Loving God and Loving Others
Matthew 22:34-40
Love matters. Few ideas are as central to the Christian faith and yet few are as misunderstood. Scripture is clear that love is not an accessory to faith or a nice add on for especially spiritual people. Love is essential. Without it, knowledge becomes noise. Faith becomes hollow. Sacrifice becomes empty. At the end of all things, when everything else fades, love remains.
When Jesus is asked about the greatest commandment, He does not hesitate. He answers with clarity and authority. Love God. Love others. Everything else hangs on these two commands.
The setting of this moment matters. Jesus is in the final week of His earthly ministry. He has entered Jerusalem, confronted the religious system, and publicly exposed the hypocrisy of the leaders. The Pharisees and Sadducees are no longer curious. They are hostile. A lawyer steps forward, not to learn, but to test Jesus. In a culture that counted hundreds of commandments and debated their importance endlessly, he asks what sounds like a sincere question but is actually a trap.
Jesus responds by refusing to play the game. He does not rank commandments the way the rabbis did. Instead, He goes straight to the heart. Love is not just one command among many. It is the command that gives meaning to all the rest.
What love actually is.
Before we can understand what Jesus is calling us to do, we need to understand what love actually is. That is harder than it sounds. Love has become a junk drawer word in our culture. We use the same word to describe ice cream, sports teams, friendships, marriage, and family. If love can mean everything, it often ends up meaning very little.
The New Testament helps us by using different words to describe different expressions of love.
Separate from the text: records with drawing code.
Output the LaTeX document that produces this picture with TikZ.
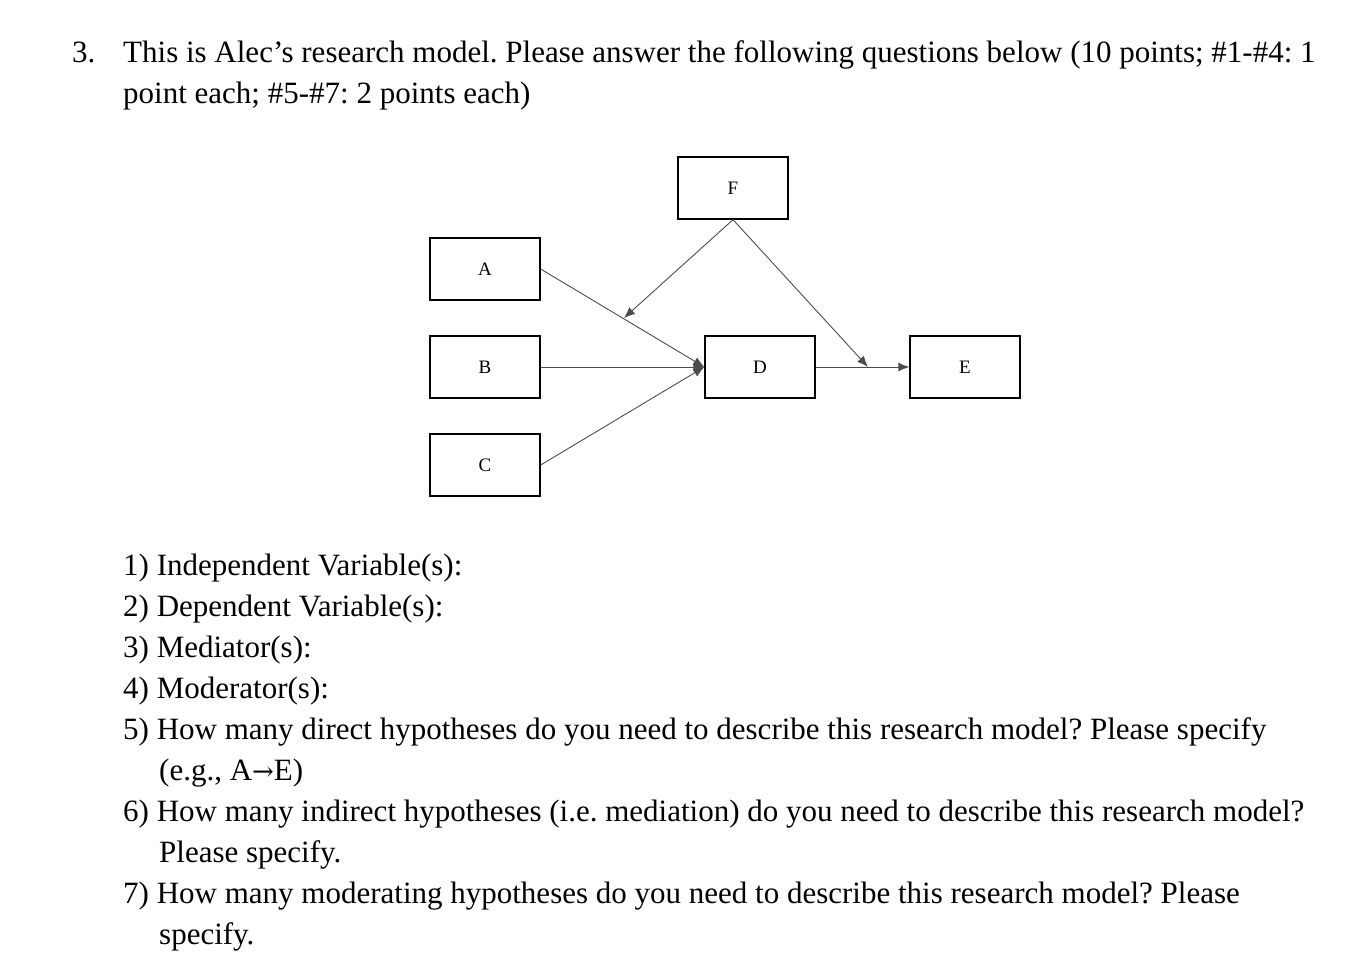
\documentclass[tikz,border=0pt]{standalone}
\usepackage{fontspec}
\setmainfont{Liberation Serif}
\newfontfamily\symf{DejaVu Serif}
\usetikzlibrary{arrows.meta}
\begin{document}
\frenchspacing
\begin{tikzpicture}[x=1pt,y=-1pt,
  box/.style={draw,line width=1.3pt,minimum width=110pt,minimum height=62pt,inner sep=0pt,font=\fontsize{19}{19}\selectfont},
  conn/.style={draw=black!70,line width=0.9pt,-{Latex[length=11pt,width=9pt]}},
  txt/.style={anchor=base west,inner sep=0pt,font=\fontsize{31}{33}\selectfont}]
\useasboundingbox (0,0) rectangle (1354,962);
\node[box] (F) at (733,188) {F};
\node[box] (A) at (485,269) {A};
\node[box] (B) at (485,367) {B};
\node[box] (C) at (485,465) {C};
\node[box] (D) at (760,367) {D};
\node[box] (E) at (965,367) {E};
\coordinate (m1) at (624,318);
\coordinate (m2) at (868,367);
\draw[conn] (A.east) -- (D.west);
\draw[conn] (B.east) -- (D.west);
\draw[conn] (C.east) -- (D.west);
\draw[conn] (F.south) -- (m1);
\draw[conn] (F.south) -- (m2);
\draw[conn] (D.east) -- (E.west);
\node[txt] (t0) at (72,62) {3.};
\node[txt] (t1) at (123,62) {This is Alec’s research model. Please answer the following questions below (10 points; \#1-\#4: 1};
\node[txt] (t2) at (123,103) {point each; \#5-\#7: 2 points each)};
\node[txt] (q1) at (123,575) {1) Independent Variable(s):};
\node[txt] (q2) at (123,616) {2) Dependent Variable(s):};
\node[txt] (q3) at (123,657) {3) Mediator(s):};
\node[txt] (q4) at (123,698) {4) Moderator(s):};
\node[txt] (q5) at (123,739) {5) How many direct hypotheses do you need to describe this research model? Please specify};
\node[txt] (q5b) at (159,780) {(e.g., A{\symf\fontsize{26}{26}\selectfont →}E)};
\node[txt] (q6) at (123,821) {6) How many indirect hypotheses (i.e. mediation) do you need to describe this research model?};
\node[txt] (q6b) at (159,862) {Please specify.};
\node[txt] (q7) at (123,903) {7) How many moderating hypotheses do you need to describe this research model? Please};
\node[txt] (q7b) at (159,944) {specify.};
\end{tikzpicture}
\end{document}
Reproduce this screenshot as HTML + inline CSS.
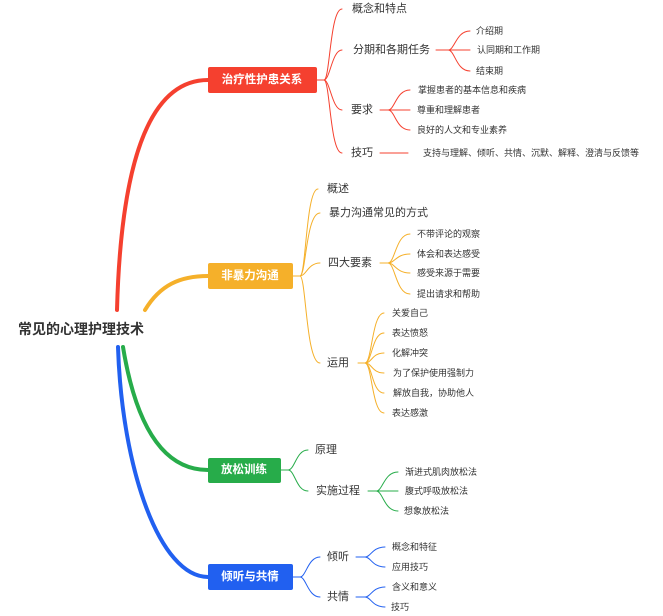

One of those words speaks of friendship and affection, Phileo in the Greek. It is the love of companionship and shared joy. This is the love that draws people together and says you matter to me. God does not merely tolerate His people. He invites them into relationship and calls them friends. That alone should leave us in awe.
Another word speaks of family love, storge. It is the kind of affection that exists between a parent and a child. It is protective, committed, and faithful. God does not love us at a distance. He loves us with the heart of a Father who adopts, provides, corrects, and remains present even when we wander.
Eros is the Greek word for desire and delight. While our culture often twists this kind of love, Scripture presents it as something created by God and meant to flourish in the context of marriage. Love that delights is not dirty or shameful when it is ordered rightly. It reflects a God who rejoices over His people and takes joy in what He has made.
Jesus points to a deeper kind of love.
But the word Jesus is pointing us to most clearly is a deeper kind of love. A self giving love. A sacrificial love. A love that is not earned or deserved but freely given. This Greek word is agape. This love does not arise because the object is worthy. It flows from the character of the giver. This is the love that defines God Himself.
This is how God loves us. Not because we are impressive or consistent or faithful. He loves because love is who He is. He gives Himself fully, even when it costs Him everything. This kind of love creates value rather than responding to it. It rescues. It redeems. It restores.
Once Jesus establishes what love is, He makes the order clear. Love for God comes first. This was not a new idea for His audience. Faithful Jews recited this command daily. Love the Lord your God with everything you are. Heart. Soul. Mind. Strength. It is a call to whole life devotion.
Loving God is not limited to emotion. It involves our desires, our thinking, our choices, and our obedience. It is a reorientation of life around Him. When love for God is central, everything else begins to fall into place.
This order matters because we cannot reverse it. We do not love others in order to earn God’s love. We love others because we have already received it. When we try to love people without first anchoring ourselves in God’s love, love becomes transactional. We give as long as it is returned. We serve until it costs too much. We forgive until it hurts.
But when love for God is the starting point, love for others becomes freer and deeper. We are no longer drawing from empty wells. We are responding to what we have already been given.
Jesus then says something profound. The second command is like the first. Love your neighbor as yourself. This love is not optional. It is evidence. If love for God is real, it will show up in how we treat people.
The definition of neighbor does not stay narrow for long. Jesus expands it to include anyone placed in our path. Love crosses boundaries. It notices the overlooked. It moves toward the hurting. It refuses to separate faith from daily life.
Love is about action.
Love for others is not primarily about feelings. It is about action. It listens. It serves. It forgives. It bears burdens. It seeks the good of others even when it costs us comfort or convenience.
This is where love becomes visible. Not in grand gestures, but in daily faithfulness. In patience. In kindness. In presence. In choosing to act rather than merely intend.
Jesus concludes by saying that all the law and the prophets depend on these commands. Love does not replace holiness. It fulfills it. Love is the lens through which obedience makes sense.
At the cross, we see perfect love on display. Love for God expressed through complete obedience. Love for others expressed through total sacrifice. Jesus loved perfectly where we could not. And as we receive His love, we are changed by it.
Love God. Love others. Everything else flows from there.